I think that prior use by private decision on something which was
demonstrably an administered commons, with a body of practice around how it
is managed, is a-social behaviour.

And I think drawing some distinction about TOR/Onion 'because we like it'
compared to the VPN squats is to commit a faux pas, with two different
considerations.

In some equity-sense, its the 'two wrongs don't make a right' thing. TOR
will of course be affected by a migration cost, but if they accept that
cost, and move their dependency into .ALT or some other space, they respect
the community process better than what is basically a squat-claim 'I got
there first'. It was wrong to take the label, and it would be wrong to
simply accede.

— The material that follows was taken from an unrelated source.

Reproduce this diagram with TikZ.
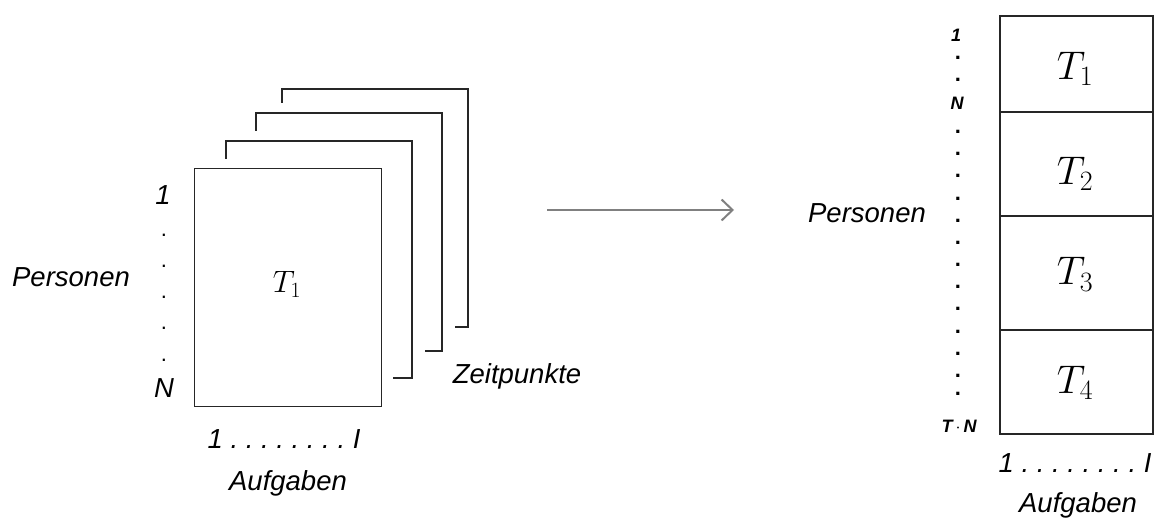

It dis-empowers future rights to use the label without some
process in the community eye.

In some process-sense, if you say "names get decided over ->HERE" and then
say "...oh wait, except when we  feel like it" you invite many people to
say "that class of reservation against process is the distortion which
makes us very uncomfortable with working in your space. Why should we
believe what you say you do, if you do this?"

If we want a reserved names process, then even the CORP case is .. hard.
Its a pragmatic decision, not a reflection of some dependency we
consciously wanted. The technology drivers on this are (for me) pretty
thin. Its a do-no-harm choice.

I know asking TOR to recode off ONION is not a do-no-harm choice, but its a
lesser harm to the process and equity for me.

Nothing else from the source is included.